Rows from a dataset of charts and code
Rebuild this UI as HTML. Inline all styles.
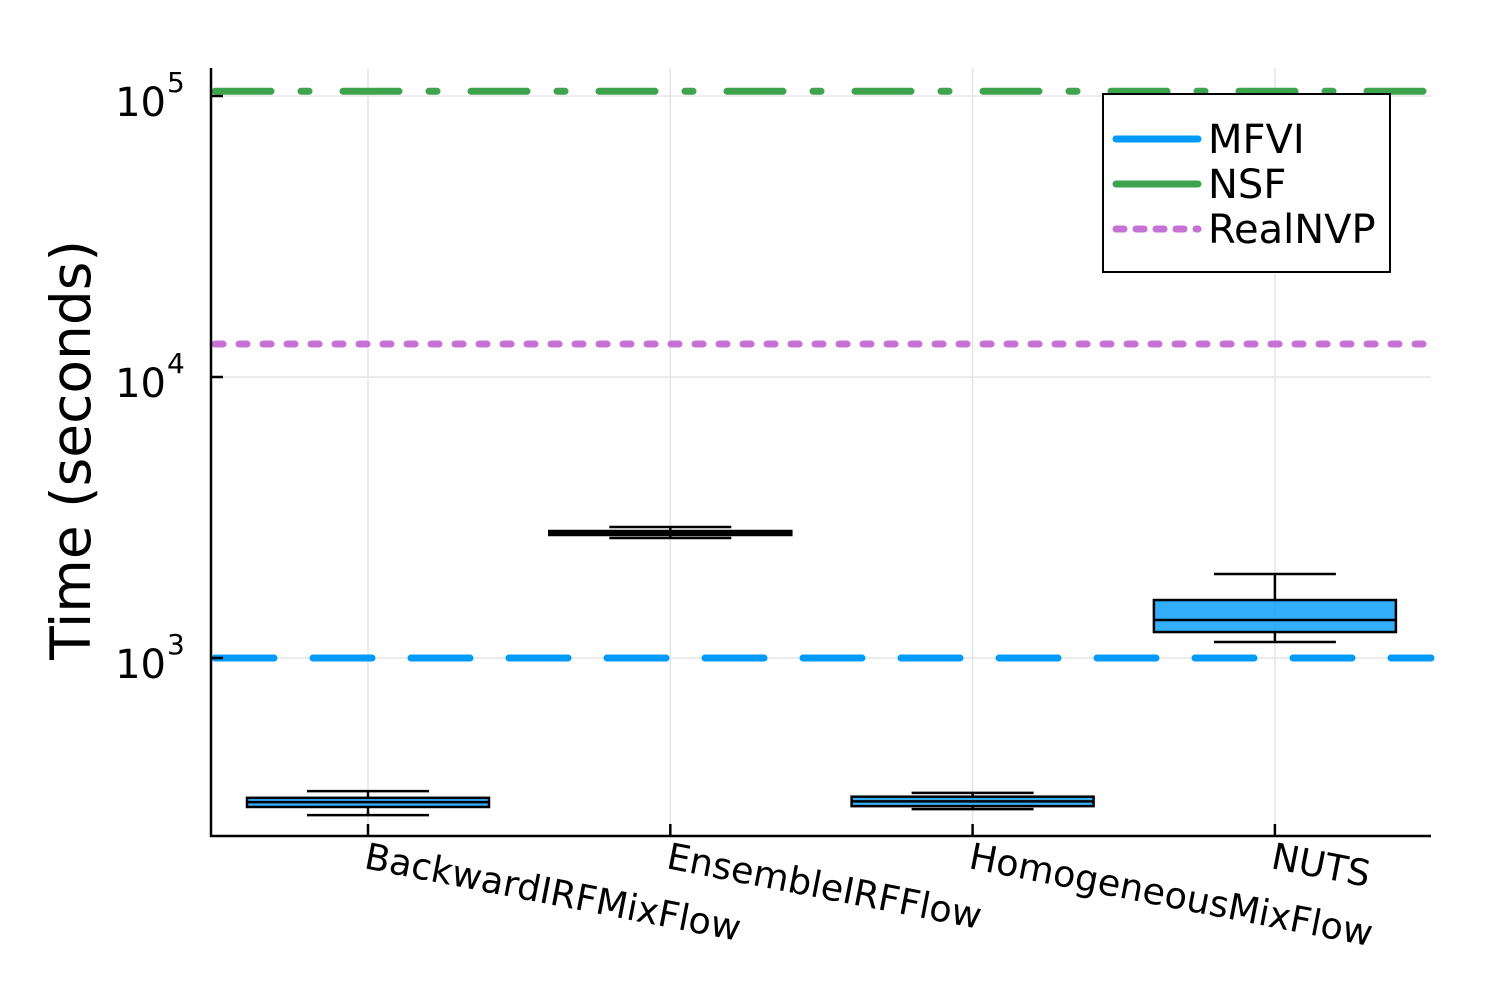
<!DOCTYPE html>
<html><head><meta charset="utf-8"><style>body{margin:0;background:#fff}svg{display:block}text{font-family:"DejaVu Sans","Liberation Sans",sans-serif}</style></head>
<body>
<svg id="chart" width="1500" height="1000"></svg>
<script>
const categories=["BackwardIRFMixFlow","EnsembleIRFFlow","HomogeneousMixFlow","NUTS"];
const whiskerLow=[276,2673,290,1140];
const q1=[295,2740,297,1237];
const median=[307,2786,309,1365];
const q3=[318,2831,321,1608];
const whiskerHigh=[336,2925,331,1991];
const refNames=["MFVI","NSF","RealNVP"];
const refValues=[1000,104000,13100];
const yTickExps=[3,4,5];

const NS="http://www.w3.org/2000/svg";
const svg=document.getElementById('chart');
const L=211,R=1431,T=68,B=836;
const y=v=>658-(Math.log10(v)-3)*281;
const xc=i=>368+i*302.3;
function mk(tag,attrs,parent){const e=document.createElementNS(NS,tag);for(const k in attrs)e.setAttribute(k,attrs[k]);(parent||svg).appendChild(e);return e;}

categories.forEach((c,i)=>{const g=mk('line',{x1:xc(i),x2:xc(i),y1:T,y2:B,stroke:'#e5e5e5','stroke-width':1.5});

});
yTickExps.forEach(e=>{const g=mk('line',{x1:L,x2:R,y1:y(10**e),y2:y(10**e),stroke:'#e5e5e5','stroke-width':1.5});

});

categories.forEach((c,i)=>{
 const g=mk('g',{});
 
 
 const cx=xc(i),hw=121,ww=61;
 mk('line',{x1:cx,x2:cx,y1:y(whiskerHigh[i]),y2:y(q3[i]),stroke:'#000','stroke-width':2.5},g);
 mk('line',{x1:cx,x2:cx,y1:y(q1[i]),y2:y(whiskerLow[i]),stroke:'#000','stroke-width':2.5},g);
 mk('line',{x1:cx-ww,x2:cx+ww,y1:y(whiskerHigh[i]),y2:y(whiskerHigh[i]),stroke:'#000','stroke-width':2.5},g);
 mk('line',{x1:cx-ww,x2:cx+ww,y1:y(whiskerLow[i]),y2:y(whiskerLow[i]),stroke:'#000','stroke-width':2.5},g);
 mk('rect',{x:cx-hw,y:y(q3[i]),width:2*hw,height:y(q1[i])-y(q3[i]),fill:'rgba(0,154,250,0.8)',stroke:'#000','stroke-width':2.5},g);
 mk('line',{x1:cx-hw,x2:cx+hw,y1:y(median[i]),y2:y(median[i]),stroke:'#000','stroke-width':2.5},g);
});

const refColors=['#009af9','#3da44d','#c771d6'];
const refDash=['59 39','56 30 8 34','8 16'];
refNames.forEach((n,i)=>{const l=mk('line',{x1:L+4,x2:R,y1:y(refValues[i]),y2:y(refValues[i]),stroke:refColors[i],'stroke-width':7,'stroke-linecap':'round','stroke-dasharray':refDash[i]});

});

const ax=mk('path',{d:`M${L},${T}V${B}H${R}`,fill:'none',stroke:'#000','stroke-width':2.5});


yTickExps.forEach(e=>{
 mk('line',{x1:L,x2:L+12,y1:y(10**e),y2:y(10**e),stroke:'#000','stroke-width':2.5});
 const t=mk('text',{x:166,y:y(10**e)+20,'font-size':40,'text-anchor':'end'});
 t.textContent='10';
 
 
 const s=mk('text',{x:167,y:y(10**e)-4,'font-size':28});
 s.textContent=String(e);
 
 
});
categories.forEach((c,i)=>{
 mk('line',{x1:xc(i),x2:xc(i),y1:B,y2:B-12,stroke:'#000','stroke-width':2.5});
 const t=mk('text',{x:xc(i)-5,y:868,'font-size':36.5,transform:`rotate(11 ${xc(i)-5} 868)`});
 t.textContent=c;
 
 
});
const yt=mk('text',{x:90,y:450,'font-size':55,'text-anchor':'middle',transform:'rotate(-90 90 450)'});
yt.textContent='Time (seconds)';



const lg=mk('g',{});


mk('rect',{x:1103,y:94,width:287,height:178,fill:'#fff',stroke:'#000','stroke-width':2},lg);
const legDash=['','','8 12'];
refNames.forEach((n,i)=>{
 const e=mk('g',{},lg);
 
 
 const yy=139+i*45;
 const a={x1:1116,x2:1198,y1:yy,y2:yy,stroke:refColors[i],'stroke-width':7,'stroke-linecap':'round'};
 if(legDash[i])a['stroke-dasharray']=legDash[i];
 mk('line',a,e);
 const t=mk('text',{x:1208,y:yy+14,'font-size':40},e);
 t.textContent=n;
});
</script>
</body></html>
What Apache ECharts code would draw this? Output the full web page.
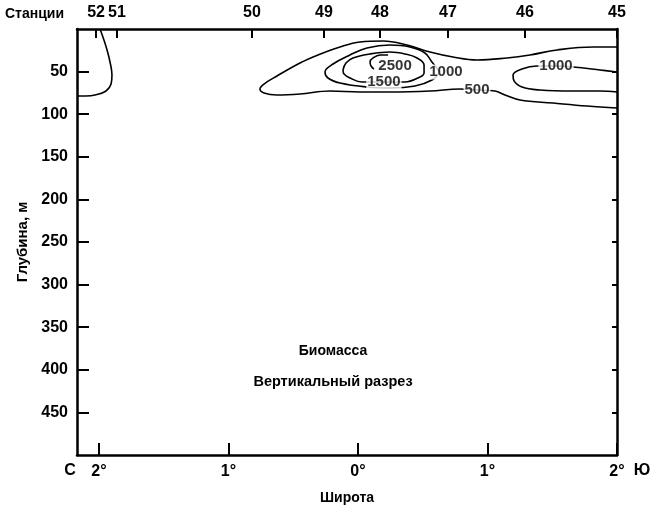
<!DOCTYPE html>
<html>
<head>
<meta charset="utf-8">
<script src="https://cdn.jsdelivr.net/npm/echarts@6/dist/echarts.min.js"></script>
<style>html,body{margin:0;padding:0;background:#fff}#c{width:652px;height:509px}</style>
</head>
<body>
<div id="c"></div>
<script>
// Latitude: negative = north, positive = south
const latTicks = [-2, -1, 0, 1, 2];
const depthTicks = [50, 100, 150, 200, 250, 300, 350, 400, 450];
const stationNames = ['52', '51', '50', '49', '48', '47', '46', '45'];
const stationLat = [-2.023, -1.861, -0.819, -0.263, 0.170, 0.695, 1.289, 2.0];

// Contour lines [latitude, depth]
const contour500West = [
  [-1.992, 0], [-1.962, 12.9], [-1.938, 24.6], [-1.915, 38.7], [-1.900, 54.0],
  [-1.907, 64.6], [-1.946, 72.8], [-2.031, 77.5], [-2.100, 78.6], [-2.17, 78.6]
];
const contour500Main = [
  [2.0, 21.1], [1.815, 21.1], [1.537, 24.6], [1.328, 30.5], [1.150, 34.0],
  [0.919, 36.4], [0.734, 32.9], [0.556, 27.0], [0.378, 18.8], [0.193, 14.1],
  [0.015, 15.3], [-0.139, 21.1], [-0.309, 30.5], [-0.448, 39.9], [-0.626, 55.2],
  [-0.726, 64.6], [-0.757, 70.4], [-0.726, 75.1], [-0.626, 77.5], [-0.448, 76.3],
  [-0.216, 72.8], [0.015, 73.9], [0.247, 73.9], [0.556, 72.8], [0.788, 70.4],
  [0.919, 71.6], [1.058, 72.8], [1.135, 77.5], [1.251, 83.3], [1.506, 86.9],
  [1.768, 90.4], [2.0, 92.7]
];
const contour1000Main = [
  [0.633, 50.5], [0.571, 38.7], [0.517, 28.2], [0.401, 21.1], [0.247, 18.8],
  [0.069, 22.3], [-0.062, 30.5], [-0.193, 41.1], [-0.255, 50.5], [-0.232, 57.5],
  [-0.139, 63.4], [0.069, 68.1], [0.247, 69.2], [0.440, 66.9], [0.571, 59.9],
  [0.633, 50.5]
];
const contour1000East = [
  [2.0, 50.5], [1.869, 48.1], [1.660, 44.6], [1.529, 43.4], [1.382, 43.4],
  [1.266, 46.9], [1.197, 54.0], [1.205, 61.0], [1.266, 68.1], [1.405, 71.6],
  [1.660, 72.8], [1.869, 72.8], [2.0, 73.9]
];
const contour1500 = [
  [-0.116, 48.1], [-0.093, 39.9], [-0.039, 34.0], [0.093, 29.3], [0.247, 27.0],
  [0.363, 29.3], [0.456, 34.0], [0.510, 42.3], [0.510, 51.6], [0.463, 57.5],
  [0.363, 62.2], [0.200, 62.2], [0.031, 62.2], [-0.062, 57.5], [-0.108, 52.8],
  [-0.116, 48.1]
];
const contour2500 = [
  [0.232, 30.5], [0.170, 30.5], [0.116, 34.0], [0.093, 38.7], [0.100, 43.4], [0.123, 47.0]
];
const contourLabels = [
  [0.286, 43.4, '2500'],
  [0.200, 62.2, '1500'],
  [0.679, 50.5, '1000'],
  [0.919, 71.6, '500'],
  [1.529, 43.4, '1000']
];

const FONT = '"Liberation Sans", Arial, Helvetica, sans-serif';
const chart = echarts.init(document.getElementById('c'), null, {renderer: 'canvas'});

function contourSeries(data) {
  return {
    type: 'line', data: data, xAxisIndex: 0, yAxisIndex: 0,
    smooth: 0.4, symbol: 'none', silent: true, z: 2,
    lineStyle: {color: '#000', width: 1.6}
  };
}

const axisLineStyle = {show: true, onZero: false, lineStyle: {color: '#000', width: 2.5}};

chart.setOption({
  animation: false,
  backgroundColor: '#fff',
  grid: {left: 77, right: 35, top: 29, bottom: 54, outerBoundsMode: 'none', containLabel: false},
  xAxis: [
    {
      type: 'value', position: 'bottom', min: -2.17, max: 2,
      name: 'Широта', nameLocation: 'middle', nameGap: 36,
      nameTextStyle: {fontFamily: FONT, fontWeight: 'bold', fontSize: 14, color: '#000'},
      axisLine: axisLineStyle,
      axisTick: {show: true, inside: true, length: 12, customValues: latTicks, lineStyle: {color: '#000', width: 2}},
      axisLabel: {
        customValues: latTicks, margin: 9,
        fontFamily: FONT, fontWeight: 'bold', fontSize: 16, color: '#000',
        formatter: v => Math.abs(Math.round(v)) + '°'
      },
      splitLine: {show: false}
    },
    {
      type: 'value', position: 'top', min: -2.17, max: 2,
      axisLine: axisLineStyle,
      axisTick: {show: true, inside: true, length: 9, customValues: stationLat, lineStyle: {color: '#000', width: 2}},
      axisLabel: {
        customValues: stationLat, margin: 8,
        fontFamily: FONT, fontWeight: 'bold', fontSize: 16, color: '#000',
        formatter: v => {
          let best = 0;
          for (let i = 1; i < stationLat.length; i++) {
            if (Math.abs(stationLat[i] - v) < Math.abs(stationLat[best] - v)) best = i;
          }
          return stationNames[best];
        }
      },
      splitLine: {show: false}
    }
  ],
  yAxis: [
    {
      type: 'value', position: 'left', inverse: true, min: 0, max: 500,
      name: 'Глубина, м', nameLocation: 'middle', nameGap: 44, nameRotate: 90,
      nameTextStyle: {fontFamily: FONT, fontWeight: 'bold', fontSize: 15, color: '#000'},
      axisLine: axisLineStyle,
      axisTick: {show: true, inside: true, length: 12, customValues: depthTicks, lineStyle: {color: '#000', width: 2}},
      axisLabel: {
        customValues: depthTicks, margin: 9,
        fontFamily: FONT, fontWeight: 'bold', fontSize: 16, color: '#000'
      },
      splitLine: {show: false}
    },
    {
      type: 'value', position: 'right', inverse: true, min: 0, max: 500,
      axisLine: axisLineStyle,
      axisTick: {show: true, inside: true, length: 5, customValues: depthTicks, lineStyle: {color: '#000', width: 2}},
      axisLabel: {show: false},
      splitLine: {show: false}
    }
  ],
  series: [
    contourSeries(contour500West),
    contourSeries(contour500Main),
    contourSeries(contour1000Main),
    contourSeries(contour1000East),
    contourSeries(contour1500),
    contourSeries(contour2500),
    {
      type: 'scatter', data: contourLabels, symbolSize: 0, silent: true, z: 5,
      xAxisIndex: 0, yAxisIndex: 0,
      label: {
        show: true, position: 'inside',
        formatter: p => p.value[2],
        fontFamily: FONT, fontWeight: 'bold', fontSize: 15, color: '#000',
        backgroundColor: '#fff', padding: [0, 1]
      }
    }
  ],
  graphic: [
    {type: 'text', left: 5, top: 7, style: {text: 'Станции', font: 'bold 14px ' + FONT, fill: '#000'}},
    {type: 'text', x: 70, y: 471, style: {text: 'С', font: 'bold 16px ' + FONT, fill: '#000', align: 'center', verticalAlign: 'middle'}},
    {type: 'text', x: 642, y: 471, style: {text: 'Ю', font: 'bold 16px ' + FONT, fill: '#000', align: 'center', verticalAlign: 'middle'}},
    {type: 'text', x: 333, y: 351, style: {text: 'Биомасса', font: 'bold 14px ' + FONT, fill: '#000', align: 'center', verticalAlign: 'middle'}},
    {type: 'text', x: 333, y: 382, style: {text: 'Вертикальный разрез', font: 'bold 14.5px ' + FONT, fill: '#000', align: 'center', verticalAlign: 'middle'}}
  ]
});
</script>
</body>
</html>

* Challenge *
Can you give again only the lines between the one containing "What Apache ECharts" and the one containing "0.695, 1.289, 2.0];", counting both, exactly as they appear and without any pictures?

* Right answer *
What Apache ECharts code would draw this? Output the full web page.
<!DOCTYPE html>
<html>
<head>
<meta charset="utf-8">
<script src="https://cdn.jsdelivr.net/npm/echarts@6/dist/echarts.min.js"></script>
<style>html,body{margin:0;padding:0;background:#fff}#c{width:652px;height:509px}</style>
</head>
<body>
<div id="c"></div>
<script>
// Latitude: negative = north, positive = south
const latTicks = [-2, -1, 0, 1, 2];
const depthTicks = [50, 100, 150, 200, 250, 300, 350, 400, 450];
const stationNames = ['52', '51', '50', '49', '48', '47', '46', '45'];
const stationLat = [-2.023, -1.861, -0.819, -0.263, 0.170, 0.695, 1.289, 2.0];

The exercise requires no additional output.